Die Aufnahmen der Leiche Jürgen Conings sind mit sensationsheischenden Überschriften auf der Webseite einer großen deutschen Boulevardzeitung veröffentlicht worden. Gegen Bezahlung konnten Leser sich an den grausamen Details weiden.
Das hat in Belgien umgehend für Unverständnis und Abscheu gesorgt, bis hoch zum föderalen Justizminister. Minister Van Quickenborne rief die belgischen Medien außerdem explizit dazu auf, die Aufnahmen nicht zu zeigen und aus Respekt vor Conings' Familie auch keine näheren Angaben zu der Zeitung zu machen.
Ins Visier der Sicherheitsbehörden ist umgehend der Jäger geraten, der Conings Leiche gefunden hatte.
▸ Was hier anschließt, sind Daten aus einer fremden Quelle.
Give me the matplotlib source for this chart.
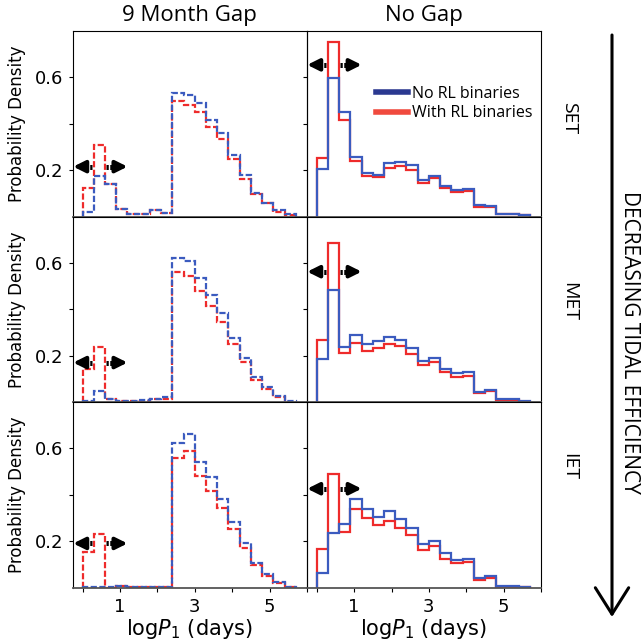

Die Staatsanwaltschaft von Limburg hat ein Verfahren gegen den Mann eröffnet. Der 64-jährige Limburger Jäger dementiert aber, die Aufnahmen verkauft zu haben und beschuldigt seinerseits einen Polizeibeamten, der auch am Fundort gewesen sein soll. Wie glaubwürdig diese Beteuerungen sind, ist zumindest fragwürdig.
Denn der Jäger gibt zu, gefilmt und fotografiert zu haben und in Kontakt mit einem Journalisten der Zeitung gewesen zu sein. Laut Gazet van Antwerpen und Het Nieuwsblad ist er auch sehr stolz über die zahlreichen auch internationalen Interviews, die er geben durfte. Dass Pietät wohl nicht zu seinen Stärken gehört, das wird aus seinen diesbezüglichen Aussagen jedenfalls schnell offensichtlich.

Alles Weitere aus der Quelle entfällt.